start

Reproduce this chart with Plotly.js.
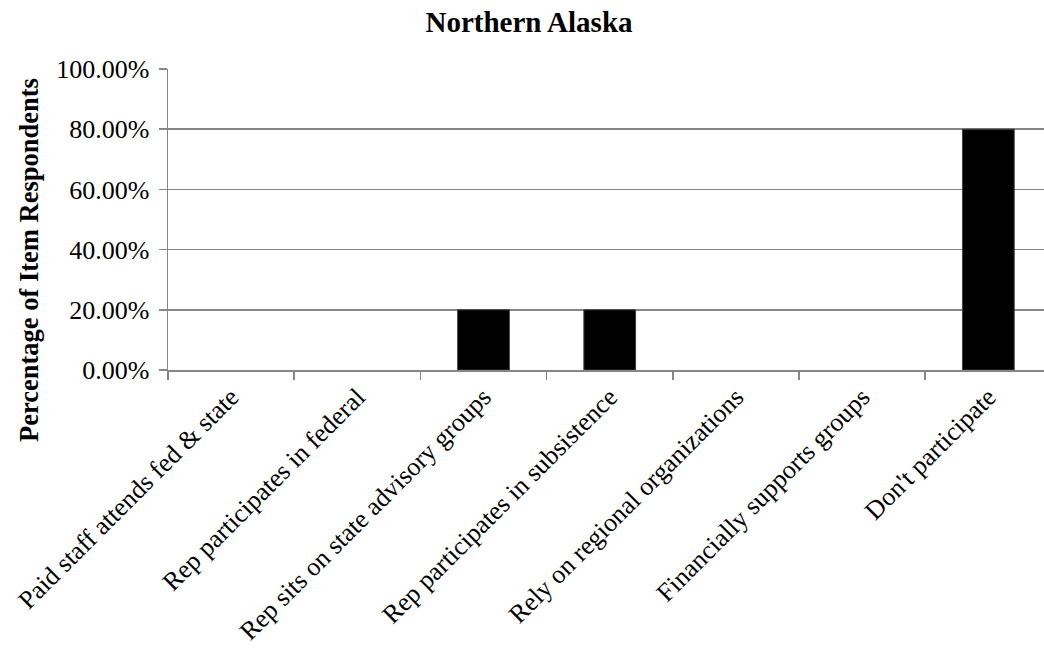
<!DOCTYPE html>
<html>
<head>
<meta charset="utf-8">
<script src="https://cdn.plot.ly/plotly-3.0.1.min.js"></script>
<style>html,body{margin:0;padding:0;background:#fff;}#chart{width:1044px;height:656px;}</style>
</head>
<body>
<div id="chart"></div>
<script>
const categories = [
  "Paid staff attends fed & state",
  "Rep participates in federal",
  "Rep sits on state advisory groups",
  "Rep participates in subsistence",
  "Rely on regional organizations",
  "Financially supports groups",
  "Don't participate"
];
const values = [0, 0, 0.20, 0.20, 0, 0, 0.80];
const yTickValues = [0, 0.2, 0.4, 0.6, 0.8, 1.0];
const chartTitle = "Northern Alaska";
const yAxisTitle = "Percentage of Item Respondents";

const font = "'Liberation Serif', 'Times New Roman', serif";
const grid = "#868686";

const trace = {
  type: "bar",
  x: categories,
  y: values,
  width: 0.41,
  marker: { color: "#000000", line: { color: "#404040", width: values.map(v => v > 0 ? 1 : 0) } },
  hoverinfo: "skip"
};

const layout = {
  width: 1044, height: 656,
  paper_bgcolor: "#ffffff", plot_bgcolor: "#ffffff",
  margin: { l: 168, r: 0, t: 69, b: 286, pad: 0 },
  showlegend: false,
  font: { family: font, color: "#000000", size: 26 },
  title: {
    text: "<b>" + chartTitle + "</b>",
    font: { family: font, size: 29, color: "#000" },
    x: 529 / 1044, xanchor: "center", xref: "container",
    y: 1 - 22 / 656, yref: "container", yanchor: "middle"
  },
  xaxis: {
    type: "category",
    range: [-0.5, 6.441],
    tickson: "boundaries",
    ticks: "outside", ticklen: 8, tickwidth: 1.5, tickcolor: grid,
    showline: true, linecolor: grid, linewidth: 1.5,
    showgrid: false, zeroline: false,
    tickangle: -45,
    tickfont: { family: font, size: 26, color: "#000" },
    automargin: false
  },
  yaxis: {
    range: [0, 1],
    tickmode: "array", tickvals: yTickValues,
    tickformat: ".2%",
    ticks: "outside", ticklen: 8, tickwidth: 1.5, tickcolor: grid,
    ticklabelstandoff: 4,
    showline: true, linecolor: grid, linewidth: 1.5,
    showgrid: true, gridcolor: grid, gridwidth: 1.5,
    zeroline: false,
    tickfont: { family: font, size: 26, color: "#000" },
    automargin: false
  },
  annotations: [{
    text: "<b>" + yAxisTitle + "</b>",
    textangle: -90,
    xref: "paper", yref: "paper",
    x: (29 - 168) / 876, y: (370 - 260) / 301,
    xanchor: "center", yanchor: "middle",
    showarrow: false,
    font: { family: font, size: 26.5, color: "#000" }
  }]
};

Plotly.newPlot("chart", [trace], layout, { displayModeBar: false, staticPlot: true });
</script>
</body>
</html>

end

## Objective
Copy each line exactly, and leave the pictures out of your copy.

## Final result
Reproduce this chart with Plotly.js.
<!DOCTYPE html>
<html>
<head>
<meta charset="utf-8">
<script src="https://cdn.plot.ly/plotly-3.0.1.min.js"></script>
<style>html,body{margin:0;padding:0;background:#fff;}#chart{width:1044px;height:656px;}</style>
</head>
<body>
<div id="chart"></div>
<script>
const categories = [
  "Paid staff attends fed & state",
  "Rep participates in federal",
  "Rep sits on state advisory groups",
  "Rep participates in subsistence",
  "Rely on regional organizations",
  "Financially supports groups",
  "Don't participate"
];
const values = [0, 0, 0.20, 0.20, 0, 0, 0.80];
const yTickValues = [0, 0.2, 0.4, 0.6, 0.8, 1.0];
const chartTitle = "Northern Alaska";
const yAxisTitle = "Percentage of Item Respondents";

const font = "'Liberation Serif', 'Times New Roman', serif";
const grid = "#868686";

const trace = {
  type: "bar",
  x: categories,
  y: values,
  width: 0.41,
  marker: { color: "#000000", line: { color: "#404040", width: values.map(v => v > 0 ? 1 : 0) } },
  hoverinfo: "skip"
};

const layout = {
  width: 1044, height: 656,
  paper_bgcolor: "#ffffff", plot_bgcolor: "#ffffff",
  margin: { l: 168, r: 0, t: 69, b: 286, pad: 0 },
  showlegend: false,
  font: { family: font, color: "#000000", size: 26 },
  title: {
    text: "<b>" + chartTitle + "</b>",
    font: { family: font, size: 29, color: "#000" },
    x: 529 / 1044, xanchor: "center", xref: "container",
    y: 1 - 22 / 656, yref: "container", yanchor: "middle"
  },
  xaxis: {
    type: "category",
    range: [-0.5, 6.441],
    tickson: "boundaries",
    ticks: "outside", ticklen: 8, tickwidth: 1.5, tickcolor: grid,
    showline: true, linecolor: grid, linewidth: 1.5,
    showgrid: false, zeroline: false,
    tickangle: -45,
    tickfont: { family: font, size: 26, color: "#000" },
    automargin: false
  },
  yaxis: {
    range: [0, 1],
    tickmode: "array", tickvals: yTickValues,
    tickformat: ".2%",
    ticks: "outside", ticklen: 8, tickwidth: 1.5, tickcolor: grid,
    ticklabelstandoff: 4,
    showline: true, linecolor: grid, linewidth: 1.5,
    showgrid: true, gridcolor: grid, gridwidth: 1.5,
    zeroline: false,
    tickfont: { family: font, size: 26, color: "#000" },
    automargin: false
  },
  annotations: [{
    text: "<b>" + yAxisTitle + "</b>",
    textangle: -90,
    xref: "paper", yref: "paper",
    x: (29 - 168) / 876, y: (370 - 260) / 301,
    xanchor: "center", yanchor: "middle",
    showarrow: false,
    font: { family: font, size: 26.5, color: "#000" }
  }]
};

Plotly.newPlot("chart", [trace], layout, { displayModeBar: false, staticPlot: true });
</script>
</body>
</html>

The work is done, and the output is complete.